Monday, January 2, 2017

Rutherford Aris, the chemical engineering polymath



Let’s get back to talking about the real polymaths. Here’s an extremely unusual polymath: Rutherford Aris, a British-American chemical engineer who also was one of the world’s most renowned experts in paleography, the study of handwriting.


Aris was an intellectual prodigy, completing the requirements for a mathematics degree with the highest honors, with a physics minor, from the University of London at the age of sixteen. However, he never actually attended college; he did all of his studies by correspondence. But he was refused his degree at that time because he was felt to be too young. So he took a job as a laboratory assistant with a chemical company until the university saw fit to award him his degree in 1948, when he was nineteen. He spent the next ten years alternating between post-graduate work, teaching mathematics, and working for the chemical company.
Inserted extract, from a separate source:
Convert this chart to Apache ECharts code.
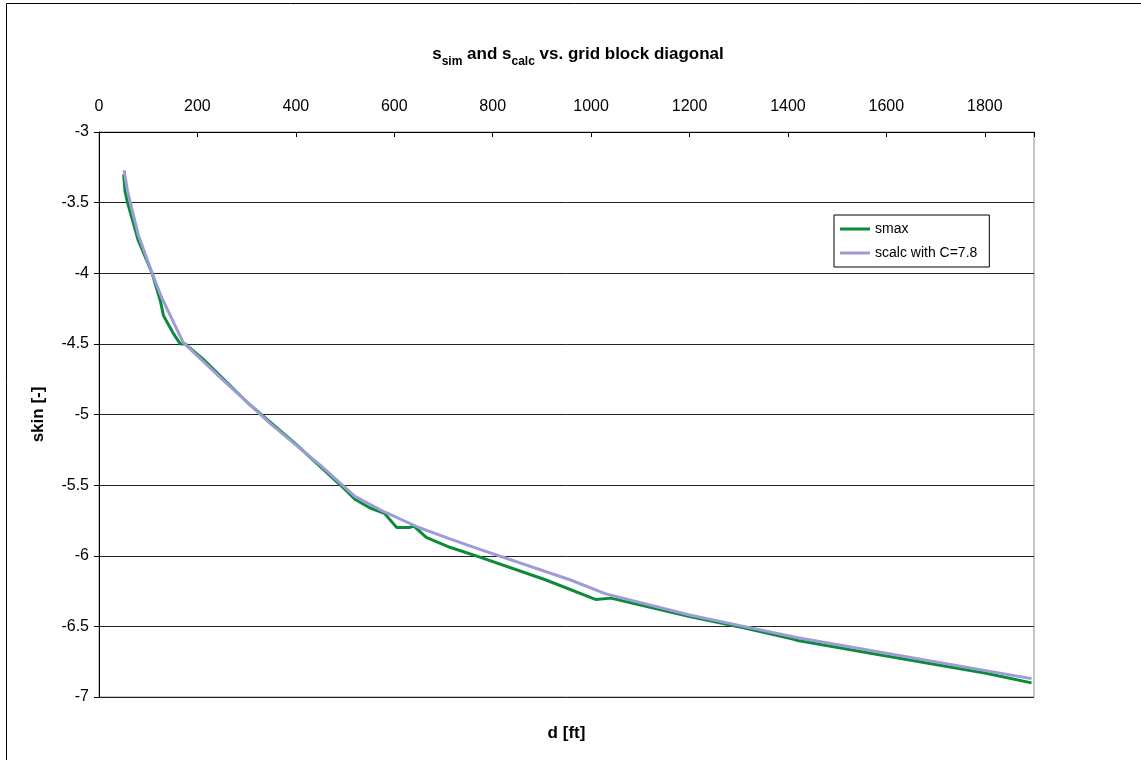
<!DOCTYPE html>
<html>
<head>
<meta charset="utf-8">
<script src="https://cdn.jsdelivr.net/npm/echarts@6/dist/echarts.min.js"></script>
<style>
html,body{margin:0;padding:0;background:#fff;}
#chart{width:1141px;height:760px;}
</style>
</head>
<body>
<div id="chart"></div>
<script>
// ---- data ----
const seriesNames = ['smax', 'scalc with C=7.8'];
const dSmax = [50, 53, 58, 80, 108, 125, 131, 150, 165, 175, 212, 300, 400, 500, 520, 550, 580, 605, 630, 640, 665, 713, 774, 907, 1010, 1040, 1200, 1310, 1410, 1420, 1600, 1800, 1895];
const sSmax = [-3.30, -3.42, -3.50, -3.77, -4.00, -4.20, -4.30, -4.42, -4.50, -4.50, -4.61, -4.91, -5.21, -5.53, -5.60, -5.66, -5.70, -5.80, -5.80, -5.79, -5.87, -5.94, -6.01, -6.17, -6.31, -6.30, -6.43, -6.51, -6.59, -6.60, -6.71, -6.83, -6.90];
const dScalc = [51, 58, 80, 108, 127, 171, 250, 350, 450, 520, 580, 650, 713, 774, 957, 1030, 1200, 1310, 1420, 1600, 1895];
const sScalc = [-3.27, -3.42, -3.73, -4.00, -4.17, -4.49, -4.75, -5.07, -5.36, -5.58, -5.69, -5.80, -5.88, -5.955, -6.17, -6.27, -6.42, -6.50, -6.58, -6.69, -6.87];
const xMin = 0, xMax = 1900, xStep = 200;
const yMin = -7, yMax = -3, yStep = 0.5;

const zip = (a, b) => a.map((v, i) => [v, b[i]]);
const FONT = '"Liberation Sans", Arial, sans-serif';

const chart = echarts.init(document.getElementById('chart'));
chart.setOption({
  backgroundColor: '#fff',
  animation: false,
  textStyle: { fontFamily: FONT, color: '#000' },
  title: {
    text: '{b|s}{sub|sim}{b| and s}{sub|calc}{b| vs. grid block diagonal}',
    left: 573, top: 36, textAlign: 'center',
    textStyle: {
      rich: {
        b: { fontFamily: FONT, fontWeight: 'bold', fontSize: 17, color: '#000', verticalAlign: 'bottom', lineHeight: 22 },
        sub: { fontFamily: FONT, fontWeight: 'bold', fontSize: 12, color: '#000', verticalAlign: 'bottom', lineHeight: 22, padding: [0, 0, -5, 0] }
      }
    }
  },
  graphic: [{
    type: 'rect', silent: true, z: -1,
    shape: { x: 6.5, y: 3.5, width: 1200, height: 800 },
    style: { fill: 'none', stroke: '#000', lineWidth: 1 }
  }],
  legend: {
    orient: 'vertical', left: 834, top: 215,
    backgroundColor: '#fff',
    borderColor: '#000', borderWidth: 1,
    padding: [7, 12, 7, 6],
    icon: 'rect',
    itemWidth: 30, itemHeight: 3, itemGap: 10,
    textStyle: { fontFamily: FONT, fontSize: 14, color: '#000' },
    data: seriesNames
  },
  grid: {
    left: 99, right: 107, top: 132, bottom: 63,
    show: true, borderColor: '#8c8c8c', borderWidth: 1
  },
  xAxis: [{
    type: 'value', position: 'top', min: xMin, max: xMax, interval: xStep,
    axisLine: { show: true, onZero: false, lineStyle: { color: '#000', width: 1 } },
    axisTick: { show: true, inside: true, length: 5, lineStyle: { color: '#000' } },
    axisLabel: {
      fontFamily: FONT, fontSize: 16, color: '#000', margin: 17,
      formatter: v => (v % xStep === 0 ? String(v) : '')
    },
    splitLine: { show: false }
  }, {
    type: 'value', position: 'bottom', min: xMin, max: xMax,
    name: 'd [ft]', nameLocation: 'middle', nameGap: 28,
    nameTextStyle: { fontFamily: FONT, fontSize: 17, fontWeight: 'bold', color: '#000' },
    axisLine: { show: false }, axisTick: { show: false }, axisLabel: { show: false }, splitLine: { show: false }
  }],
  yAxis: {
    type: 'value', min: yMin, max: yMax, interval: yStep,
    name: 'skin [-]', nameLocation: 'middle', nameGap: 52, nameRotate: 90,
    nameTextStyle: { fontFamily: FONT, fontSize: 17, fontWeight: 'bold', color: '#000' },
    axisLine: { show: true, onZero: false, lineStyle: { color: '#000', width: 1 } },
    axisTick: { show: true, inside: false, length: 5, lineStyle: { color: '#000' } },
    axisLabel: { fontFamily: FONT, fontSize: 16, color: '#000', margin: 10 },
    splitLine: { show: true, lineStyle: { color: '#222', width: 1 } }
  },
  series: [{
    name: seriesNames[0], type: 'line', data: zip(dSmax, sSmax),
    symbol: 'none', smooth: false,
    lineStyle: { color: '#0b8a3c', width: 3 }, itemStyle: { color: '#0b8a3c' }
  }, {
    name: seriesNames[1], type: 'line', data: zip(dScalc, sScalc),
    symbol: 'none', smooth: false,
    lineStyle: { color: '#9c9cd6', width: 3 }, itemStyle: { color: '#9c9cd6' }
  }]
});
</script>
</body>
</html>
In 1958, the University of Minnesota, where he had done some post-graduate research, hired him as a chemical engineering professor, even though he had no Ph.D. He remedied that deficiency by once again taking a correspondence class at the University of London, this time for a doctorate in mathematics and chemical engineering. He wrote his thesis, “The Optimal Design of Chemical Reactors” (which was later translated into Japanese, Russian, and Czech, if not other languages) in six weeks, and obtained his degree in 1960.